## Instructions for the task
Retype every line from the start of the entries below down to the line with "(d2t) at (205,410)", both ends included; skip the pictures.

────────────────────

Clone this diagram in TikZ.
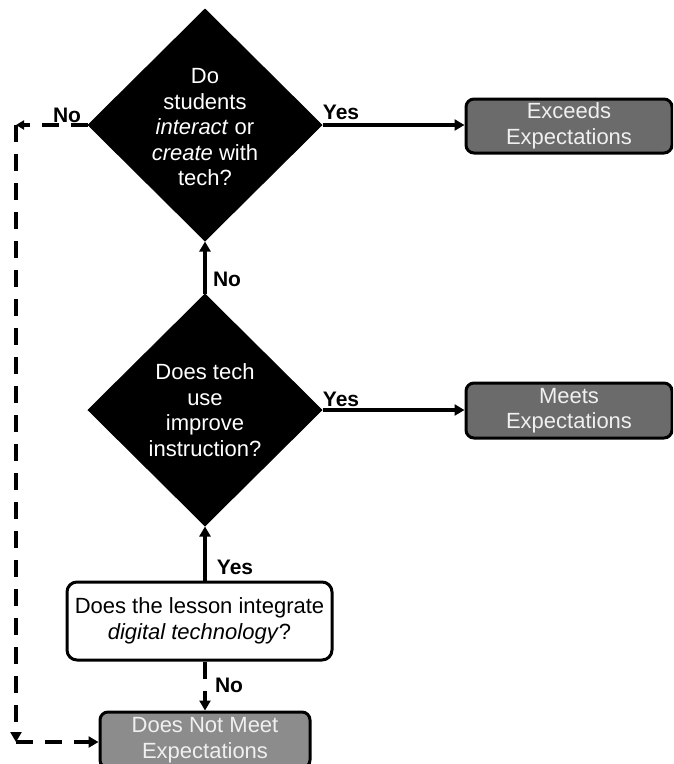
\documentclass[tikz,border=0pt]{standalone}
\usepackage{fontspec}
\setmainfont{Liberation Sans}
\usetikzlibrary{shapes.geometric,arrows.meta}

\tikzset{
  decision/.style={diamond, fill=black, draw=black, line width=1pt,
    minimum width=234pt, minimum height=232pt, inner sep=0pt},
  dtext/.style={text=white, align=center, inner sep=0pt,
    font=\fontsize{22}{25.5}\selectfont},
  outcome/.style={rectangle, rounded corners=8pt, draw=black, line width=3pt,
    fill=#1, text=white!94!black, align=center, inner sep=0pt,
    font=\fontsize{22}{25.5}\selectfont},
  question/.style={rectangle, rounded corners=10pt, draw=black, line width=3pt,
    fill=white, text=black, align=center, inner sep=0pt,
    font=\fontsize{22}{26.5}\selectfont},
  answer/.style={font=\bfseries\fontsize{21}{23}\selectfont, inner sep=0pt},
  tip/.style={-{Triangle[length=10pt,width=11pt]}},
  conn/.style={line width=3.4pt, tip},
  dashconn/.style={line width=3.6pt, dash pattern=on 17pt off 12pt},
}

\begin{document}
\begin{tikzpicture}[x=1pt,y=-1pt]
  \useasboundingbox (0,0) rectangle (673,764);
  \clip (0,0) rectangle (673,764);

  % decision diamonds
  \node[decision] (d1) at (205,125) {};
  \node[dtext] (d1t) at (205,127.5) {Do\\students\\\textit{interact} or\\\textit{create} with\\tech?};
  \node[decision] (d2) at (205,410) {};
  \node[dtext] (d2t) at (205,410) {Does tech\\use\\improve\\instruction?};

  % outcome boxes
  \node[outcome=black!58, minimum width=206pt, minimum height=54pt] (exc) at (569,126)
    {Exceeds\\Expectations};
  \node[outcome=black!58, minimum width=206pt, minimum height=55pt] (meets) at (569,410.5)
    {Meets\\Expectations};
  \node[outcome=black!45, minimum width=210pt, minimum height=56pt] (dnm) at (205,740)
    {Does Not Meet\\Expectations};

  % starting question
  \node[question, minimum width=265pt, minimum height=78pt] (integ) at (199.5,621)
    {Does the lesson integrate\\\textit{digital technology}?};

  % solid connectors
  \draw[conn] (d1.east) -- (d1.east -| exc.west);
  \draw[conn] (d2.east) -- (d2.east -| meets.west);
  \draw[conn] (d2.north) -- (d1.south);
  \draw[conn] (d2.south |- integ.north) -- (d2.south);

  % dashed "No" connectors
  \draw[dashconn, tip] (integ.south -| d2.south) -- (dnm.north);
  \coordinate (c1) at (16,125);
  \coordinate (c2) at (16,742);
  \draw[dashconn, -{Triangle[length=8pt,width=9pt]}] (d1.west) -- (c1);
  \draw[dashconn, tip] (c1) -- (c2);
  \draw[dashconn, tip] (c2) -- (c2 -| dnm.west);

  % answer labels
  \node[answer] (l1) at (67,115) {No};
  \node[answer] (l2) at (341,112) {Yes};
  \node[answer] (l3) at (227,279) {No};
  \node[answer] (l4) at (341,399) {Yes};
  \node[answer] (l5) at (235,567) {Yes};
  \node[answer] (l6) at (229,685) {No};
\end{tikzpicture}
\end{document}
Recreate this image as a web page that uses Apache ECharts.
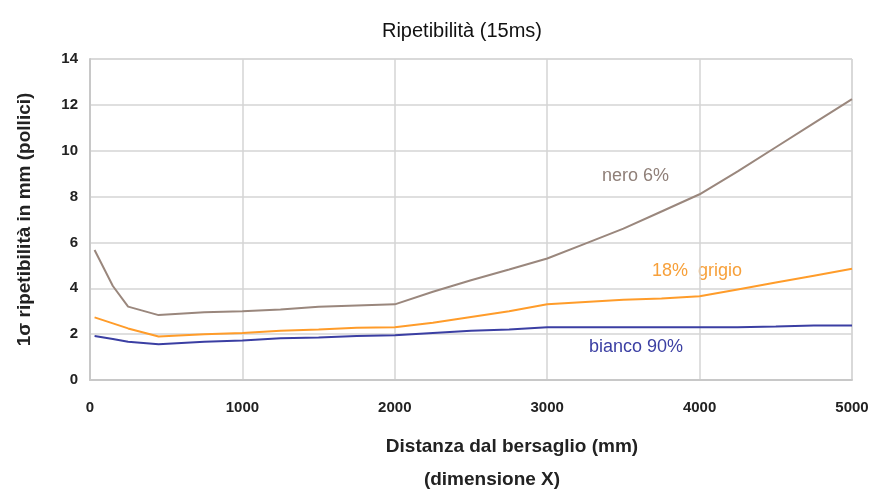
<!DOCTYPE html>
<html>
<head>
<meta charset="utf-8">
<script src="https://cdn.jsdelivr.net/npm/echarts@6/dist/echarts.min.js"></script>
<style>
  html, body { margin: 0; padding: 0; background: #fff; }
  #chart { width: 872px; height: 490px; }
</style>
</head>
<body>
<div id="chart"></div>
<script>
// distanze dal bersaglio (mm)
const distances = [30, 150, 250, 450, 750, 1000, 1250, 1500, 1750, 2000, 2250, 2500, 2750, 3000, 3250, 3500, 3750, 4000, 4250, 4500, 4750, 5000]
// ripetibilità in mm
const nero6 = [5.67, 4.1, 3.2, 2.83, 2.95, 3.0, 3.08, 3.2, 3.25, 3.3, 3.85, 4.35, 4.82, 5.3, 5.95, 6.6, 7.35, 8.1, 9.1, 10.15, 11.2, 12.25]
const grigio18 = [2.73, 2.47, 2.25, 1.9, 2.0, 2.05, 2.15, 2.2, 2.28, 2.3, 2.5, 2.75, 3.0, 3.3, 3.4, 3.5, 3.55, 3.65, 3.95, 4.25, 4.55, 4.85]
const bianco90 = [1.92, 1.79, 1.67, 1.56, 1.67, 1.72, 1.82, 1.85, 1.92, 1.95, 2.05, 2.15, 2.2, 2.3, 2.3, 2.3, 2.3, 2.3, 2.3, 2.33, 2.38, 2.38]
const xTicks = [0, 1000, 2000, 3000, 4000, 5000]
const yTicks = [0, 2, 4, 6, 8, 10, 12, 14]

const font = "'Liberation Sans', sans-serif"
const pairs = (ys) => distances.map((d, i) => [d, ys[i]])

const chart = echarts.init(document.getElementById('chart'))

const option = {
  animation: false,
  textStyle: { fontFamily: font },
  title: {
    text: 'Ripetibilità (15ms)',
    left: 457,
    top: 16,
    textAlign: 'center',
    textStyle: { fontFamily: font, fontSize: 20, fontWeight: 'normal', color: '#111' },
  },
  grid: { left: 90, right: 20, top: 59, bottom: 110, show: true, borderColor: '#d4d4d4', borderWidth: 1 },
  xAxis: {
    type: 'value',
    min: 0,
    max: 5000,
    interval: 1000,
    axisLine: { show: true, lineStyle: { color: '#c8c8c8', width: 2 } },
    axisTick: { show: false },
    splitLine: { show: true, lineStyle: { color: '#d4d4d4', width: 1.5 } },
    axisLabel: {
      margin: 20,
      fontFamily: font,
      fontSize: 15,
      fontWeight: 'bold',
      color: '#222',
      formatter: (v) => (xTicks.includes(v) ? String(v) : ''),
    },
  },
  yAxis: {
    type: 'value',
    min: 0,
    max: 14,
    interval: 2,
    name: '1σ ripetibilità in mm (pollici)',
    nameLocation: 'middle',
    nameGap: 56,
    nameTextStyle: { fontFamily: font, fontSize: 19, fontWeight: 'bold', color: '#222' },
    axisLine: { show: true, lineStyle: { color: '#c8c8c8', width: 2 } },
    axisTick: { show: false },
    splitLine: { show: true, lineStyle: { color: '#d4d4d4', width: 1.5 } },
    axisLabel: {
      margin: 12,
      fontFamily: font,
      fontSize: 15,
      fontWeight: 'bold',
      color: '#222',
      formatter: (v) => (yTicks.includes(v) ? String(v) : ''),
    },
  },
  series: [
    {
      name: 'nero 6%',
      type: 'line',
      data: pairs(nero6),
      showSymbol: false,
      lineStyle: { color: '#9a877d', width: 2 },
    },
    {
      name: '18% grigio',
      type: 'line',
      data: pairs(grigio18),
      showSymbol: false,
      lineStyle: { color: '#ff9c2a', width: 2 },
    },
    {
      name: 'bianco 90%',
      type: 'line',
      data: pairs(bianco90),
      showSymbol: false,
      lineStyle: { color: '#3b3fa3', width: 2 },
    },
  ],
  graphic: [
    { type: 'text', left: 602, top: 167, style: { text: 'nero 6%', font: '18px ' + font, fill: '#8f7f78' } },
    { type: 'text', left: 652, top: 262, style: { text: '18%  grigio', font: '18px ' + font, fill: '#f7a03a' } },
    { type: 'text', left: 589, top: 338, style: { text: 'bianco 90%', font: '18px ' + font, fill: '#3b3fa3' } },
    {
      type: 'text',
      x: 512,
      y: 447,
      style: { text: 'Distanza dal bersaglio (mm)', font: 'bold 19px ' + font, fill: '#222', align: 'center', verticalAlign: 'middle' },
    },
    {
      type: 'text',
      x: 492,
      y: 480,
      style: { text: '(dimensione X)', font: 'bold 19px ' + font, fill: '#222', align: 'center', verticalAlign: 'middle' },
    },
  ],
}

chart.setOption(option)
</script>
</body>
</html>
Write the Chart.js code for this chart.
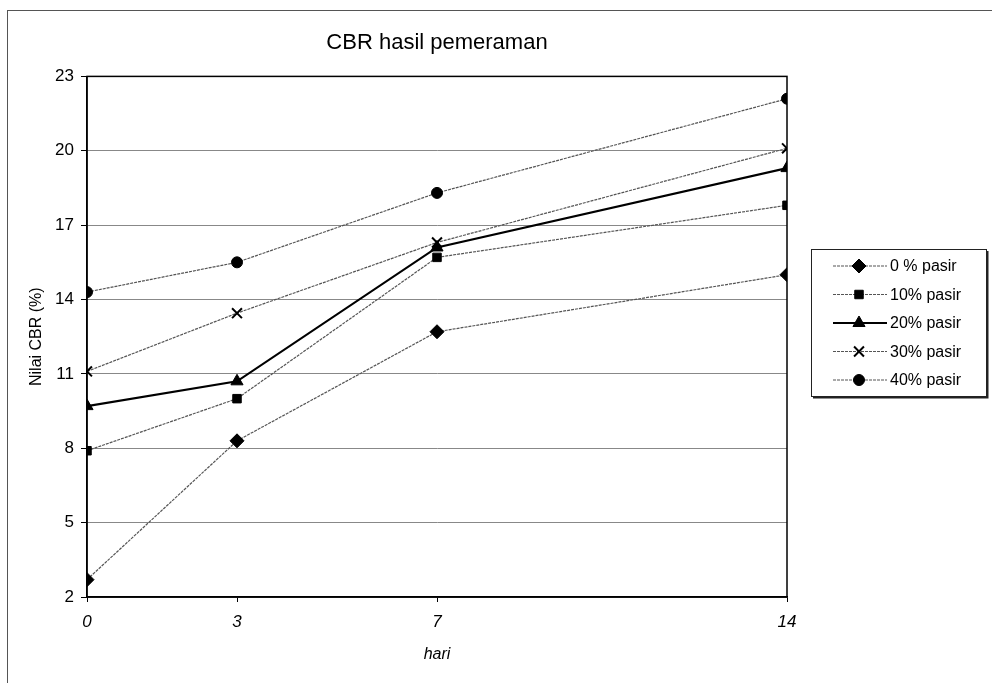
<!DOCTYPE html>
<html>
<head>
<meta charset="utf-8">
<title>CBR hasil pemeraman</title>
<script src="https://cdn.jsdelivr.net/npm/chart.js@4.4.1/dist/chart.umd.min.js"></script>
<style>
  html, body { margin: 0; padding: 0; background: #fff; }
  #wrap { position: relative; width: 992px; height: 683px; }
</style>
</head>
<body>
<div id="wrap"><canvas id="cbr-chart" width="992" height="683"></canvas></div>
<script>
// curing time (days) and CBR values for each sand content
var hari = [0, 3, 7, 14];
var pasir0 = [2.7, 8.3, 12.7, 15.0];
var pasir10 = [7.9, 10.0, 15.7, 17.8];
var pasir20 = [9.7, 10.7, 16.1, 19.3];
var pasir30 = [11.1, 13.45, 16.3, 20.1];
var pasir40 = [14.3, 15.5, 18.3, 22.1];
var seriesLabels = ['0 % pasir', '10% pasir', '20% pasir', '30% pasir', '40% pasir'];
var yTicks = [2, 5, 8, 11, 14, 17, 20, 23];

var FONT = '"Liberation Sans", Arial, sans-serif';

function toPoints(vals) {
  return vals.map(function (v, i) { return {x: hari[i], y: v}; });
}

function series(label, vals, style, radius, solid) {
  return {
    label: label,
    data: toPoints(vals),
    borderColor: solid ? '#000' : '#555',
    borderWidth: solid ? 2.2 : 1.2,
    borderDash: solid ? [] : [3, 1],
    pointStyle: style,
    pointRadius: radius,
    pointHoverRadius: radius,
    pointBackgroundColor: '#000',
    pointBorderColor: '#000',
    pointBorderWidth: style === 'crossRot' ? 2 : 1,
    fill: false,
    tension: 0
  };
}

// white page with the thin outer frame, and the box round the plot
var frame = {
  id: 'frame',
  beforeDraw: function (chart) {
    var ctx = chart.ctx;
    ctx.save();
    ctx.fillStyle = '#fff';
    ctx.fillRect(0, 0, chart.width, chart.height);
    ctx.strokeStyle = '#555';
    ctx.lineWidth = 1;
    ctx.strokeRect(7.5, 10.5, 990, 690);
    ctx.restore();
  },
  afterDraw: function (chart) {
    var a = chart.chartArea, ctx = chart.ctx;
    ctx.save();
    ctx.strokeStyle = '#000';
    ctx.lineWidth = 1.5;
    ctx.strokeRect(a.left, a.top, a.right - a.left, a.bottom - a.top);
    ctx.restore();
  }
};

// legend in a box, each entry is a line sample with its marker
var boxLegend = {
  id: 'boxLegend',
  afterDraw: function (chart) {
    var ctx = chart.ctx;
    var x0 = 811, y0 = 249, w = 175, h = 147;
    ctx.save();
    ctx.strokeStyle = '#222';
    ctx.lineWidth = 1;
    ctx.strokeRect(x0 + 0.5, y0 + 0.5, w, h);
    ctx.lineWidth = 2;
    ctx.beginPath();
    ctx.moveTo(x0 + 2, y0 + h + 1.5);
    ctx.lineTo(x0 + w + 1.5, y0 + h + 1.5);
    ctx.lineTo(x0 + w + 1.5, y0 + 2);
    ctx.stroke();

    ctx.font = '16px ' + FONT;
    ctx.textBaseline = 'middle';
    ctx.textAlign = 'left';
    chart.data.datasets.forEach(function (ds, i) {
      var cy = y0 + 17 + i * 28.5;
      ctx.strokeStyle = ds.borderColor;
      ctx.lineWidth = ds.borderWidth;
      ctx.setLineDash(ds.borderDash);
      ctx.beginPath();
      ctx.moveTo(x0 + 22, cy);
      ctx.lineTo(x0 + 76, cy);
      ctx.stroke();
      ctx.setLineDash([]);
      ctx.fillStyle = '#000';
      ctx.strokeStyle = '#000';
      ctx.lineWidth = ds.pointBorderWidth;
      Chart.helpers.drawPoint(ctx, {
        pointStyle: ds.pointStyle, radius: ds.pointRadius, rotation: 0,
        borderWidth: ds.pointBorderWidth
      }, x0 + 48, cy);
      ctx.fillStyle = '#000';
      ctx.fillText(ds.label, x0 + 79, cy + 1);
    });
    ctx.restore();
  }
};

var ctx = document.getElementById('cbr-chart').getContext('2d');
new Chart(ctx, {
  type: 'line',
  data: {
    datasets: [
      series(seriesLabels[0], pasir0, 'rectRot', 7, false),
      series(seriesLabels[1], pasir10, 'rect', 6, false),
      series(seriesLabels[2], pasir20, 'triangle', 7, true),
      series(seriesLabels[3], pasir30, 'crossRot', 7, false),
      series(seriesLabels[4], pasir40, 'circle', 5.5, false)
    ]
  },
  options: {
    responsive: false,
    animation: false,
    layout: {padding: {left: 0, right: 205, top: 0, bottom: 0}},
    plugins: {
      legend: {display: false},
      tooltip: {enabled: false},
      title: {
        display: true,
        text: 'CBR hasil pemeraman',
        fullSize: false,
        color: '#000',
        font: {family: FONT, size: 22, weight: 'normal'},
        padding: {top: 30, bottom: 20}
      }
    },
    scales: {
      x: {
        type: 'linear',
        min: 0,
        max: 14,
        afterBuildTicks: function (scale) {
          scale.ticks = hari.map(function (v) { return {value: v}; });
        },
        afterFit: function (scale) { scale.height = 86; },
        grid: {drawOnChartArea: false, drawTicks: true, tickLength: 5, color: '#000'},
        border: {color: '#000', width: 1.5},
        ticks: {
          color: '#000',
          padding: 10,
          maxRotation: 0,
          font: {family: FONT, size: 17, style: 'italic'}
        },
        title: {
          display: true,
          text: 'hari',
          color: '#000',
          font: {family: FONT, size: 16, style: 'italic'},
          padding: {top: 0, bottom: 19}
        }
      },
      y: {
        min: 2,
        max: 23,
        afterBuildTicks: function (scale) {
          scale.ticks = yTicks.map(function (v) { return {value: v}; });
        },
        afterFit: function (scale) { scale.width = 87; },
        grid: {color: '#888', lineWidth: 1, tickLength: 6, tickColor: '#000'},
        border: {color: '#000', width: 1.5},
        ticks: {
          color: '#000',
          padding: 7,
          font: {family: FONT, size: 17}
        },
        title: {
          display: true,
          text: 'Nilai CBR (%)',
          color: '#000',
          font: {family: FONT, size: 16},
          padding: {top: 27, bottom: 0}
        }
      }
    }
  },
  plugins: [frame, boxLegend]
});
</script>
</body>
</html>
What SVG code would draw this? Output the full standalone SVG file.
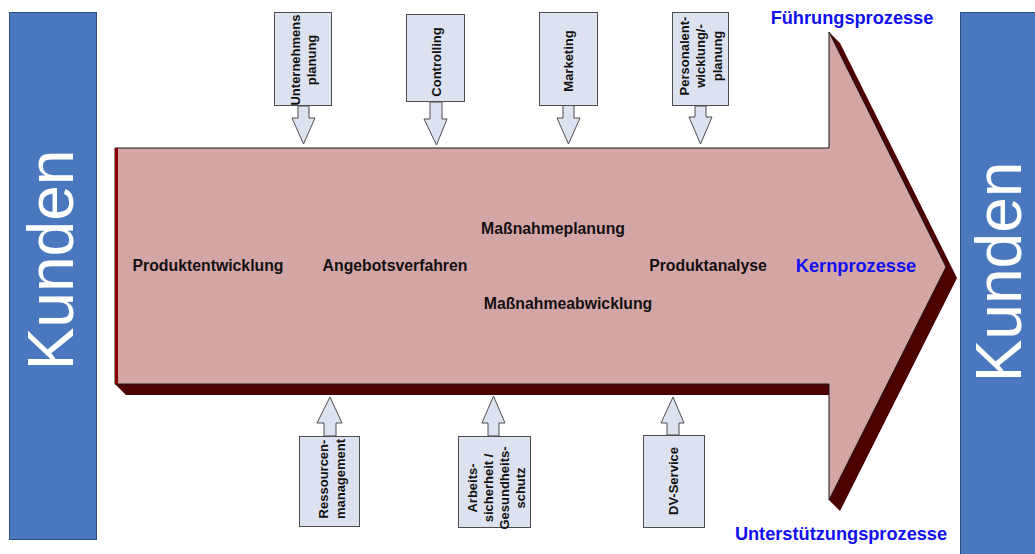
<svg xmlns="http://www.w3.org/2000/svg" width="1035" height="554" viewBox="0 0 1035 554">
<style>
.kunden{fill:#4a78be;stroke:#2e4f80;stroke-width:1}
.kt{font-family:"Liberation Sans",Arial,sans-serif;font-size:64px;fill:#ffffff;text-anchor:middle}
.box{fill:#dce2f0;stroke:#4d4d4d;stroke-width:1}
.bt{font-family:"Liberation Sans",Arial,sans-serif;font-size:13px;font-weight:bold;fill:#111;text-anchor:middle}
.lbl{font-family:"Liberation Sans",Arial,sans-serif;font-size:15.8px;font-weight:bold;fill:#111;text-anchor:middle}
.blue{font-family:"Liberation Sans",Arial,sans-serif;font-size:18.2px;font-weight:bold;fill:#1010f0;text-anchor:middle}
.barrow{fill:#dce2f0;stroke:#4d4d4d;stroke-width:1;stroke-linejoin:miter}
</style>
<rect width="1035" height="554" fill="#ffffff"/>

<g id="kunden-links">
<rect class="kunden" x="9.5" y="12.5" width="87" height="527"/>
<text class="kt" transform="translate(73,260) rotate(-90)">Kunden</text>
</g>
<g id="kunden-rechts">
<rect class="kunden" x="960.5" y="12.5" width="80" height="550"/>
<text class="kt" transform="translate(1021,272) rotate(-90)">Kunden</text>
</g>

<g id="kernprozesse">
<polygon fill="#4d0000" points="115,384 126,395 829,395 829,500 840,511 957,278 840,43 829,32 829,148 115,148"/>
<polygon fill="#d4a5a5" stroke="#1a1a1a" stroke-width="1" points="115,148 829,148 829,32 946,267 829,500 829,384 115,384"/>
<line x1="116.5" y1="148" x2="116.5" y2="384" stroke="#8b0000" stroke-width="3"/>
<text class="lbl" x="208" y="271">Produktentwicklung</text>
<text class="lbl" x="395" y="271">Angebotsverfahren</text>
<text class="lbl" x="553" y="234">Maßnahmeplanung</text>
<text class="lbl" x="568" y="309">Maßnahmeabwicklung</text>
<text class="lbl" x="708" y="271">Produktanalyse</text>
<text class="blue" x="856" y="272">Kernprozesse</text>
</g>

<g id="fuehrungsprozesse-label">
<text class="blue" x="852" y="24">Führungsprozesse</text>
</g>
<g id="unterstuetzungsprozesse-label">
<text class="blue" x="841" y="540">Unterstützungsprozesse</text>
</g>

<g id="connectors">
<polygon class="barrow" points="298,106 309,106 309,118 315,118 303.5,144 292,118 298,118"/>
<polygon class="barrow" points="430,102 442,102 442,119 447,119 436.5,145 424,119 430,119"/>
<polygon class="barrow" points="563,105 574,105 574,118 580,118 568.5,144 557,118 563,118"/>
<polygon class="barrow" points="695,106 706,106 706,117 712,117 700.5,144 689,117 695,117"/>
<polygon class="barrow" points="324,436 336,436 336,423 342,423 330,397 317,423 324,423"/>
<polygon class="barrow" points="488,436 499,436 499,423 505,423 493.5,396 482,423 488,423"/>
<polygon class="barrow" points="667,435 679,435 679,423 684,423 673,397 661,423 667,423"/>
</g>

<g id="unternehmensplanung">
<rect class="box" x="274.5" y="12.5" width="57" height="93"/>
<text class="bt" transform="translate(299.5,60) rotate(-90)"><tspan x="0" dy="0">Unternehmens</tspan><tspan x="0" dy="16">planung</tspan></text>
</g>
<g id="controlling">
<rect class="box" x="406.5" y="14.5" width="58" height="87"/>
<text class="bt" transform="translate(440.5,62) rotate(-90)">Controlling</text>
</g>
<g id="marketing">
<rect class="box" x="539.5" y="12.5" width="58" height="93"/>
<text class="bt" transform="translate(573,61) rotate(-90)">Marketing</text>
</g>
<g id="personalentwicklung">
<rect class="box" x="672.5" y="12.5" width="56" height="93"/>
<text class="bt" transform="translate(688.5,56) rotate(-90)"><tspan x="0" dy="0">Personalent-</tspan><tspan x="0" dy="16.5">wicklung/-</tspan><tspan x="0" dy="16.5">planung</tspan></text>
</g>

<g id="ressourcenmanagement">
<rect class="box" x="299.5" y="436.5" width="60" height="90"/>
<text class="bt" transform="translate(327.5,479) rotate(-90)"><tspan x="0" dy="0">Ressourcen-</tspan><tspan x="0" dy="17">management</tspan></text>
</g>
<g id="arbeitssicherheit">
<rect class="box" x="458.5" y="436.5" width="72" height="91"/>
<text class="bt" transform="translate(476.5,488) rotate(-90)"><tspan x="0" dy="0">Arbeits-</tspan><tspan x="0" dy="16">sicherheit /</tspan><tspan x="0" dy="16">Gesundheits-</tspan><tspan x="0" dy="16">schutz</tspan></text>
</g>
<g id="dv-service">
<rect class="box" x="643.5" y="435.5" width="61" height="92"/>
<text class="bt" transform="translate(677.5,481) rotate(-90)">DV-Service</text>
</g>
</svg>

────────────────────

## Output of the task
Clone this diagram in TikZ.
\documentclass[tikz,border=0pt]{standalone}
\usepackage{fontspec}
\setmainfont{Liberation Sans}
\usetikzlibrary{shapes.geometric,arrows.meta}

\tikzset{
  decision/.style={diamond, fill=black, draw=black, line width=1pt,
    minimum width=234pt, minimum height=232pt, inner sep=0pt},
  dtext/.style={text=white, align=center, inner sep=0pt,
    font=\fontsize{22}{25.5}\selectfont},
  outcome/.style={rectangle, rounded corners=8pt, draw=black, line width=3pt,
    fill=#1, text=white!94!black, align=center, inner sep=0pt,
    font=\fontsize{22}{25.5}\selectfont},
  question/.style={rectangle, rounded corners=10pt, draw=black, line width=3pt,
    fill=white, text=black, align=center, inner sep=0pt,
    font=\fontsize{22}{26.5}\selectfont},
  answer/.style={font=\bfseries\fontsize{21}{23}\selectfont, inner sep=0pt},
  tip/.style={-{Triangle[length=10pt,width=11pt]}},
  conn/.style={line width=3.4pt, tip},
  dashconn/.style={line width=3.6pt, dash pattern=on 17pt off 12pt},
}

\begin{document}
\begin{tikzpicture}[x=1pt,y=-1pt]
  \useasboundingbox (0,0) rectangle (673,764);
  \clip (0,0) rectangle (673,764);

  % decision diamonds
  \node[decision] (d1) at (205,125) {};
  \node[dtext] (d1t) at (205,127.5) {Do\\students\\\textit{interact} or\\\textit{create} with\\tech?};
  \node[decision] (d2) at (205,410) {};
  \node[dtext] (d2t) at (205,410) {Does tech\\use\\improve\\instruction?};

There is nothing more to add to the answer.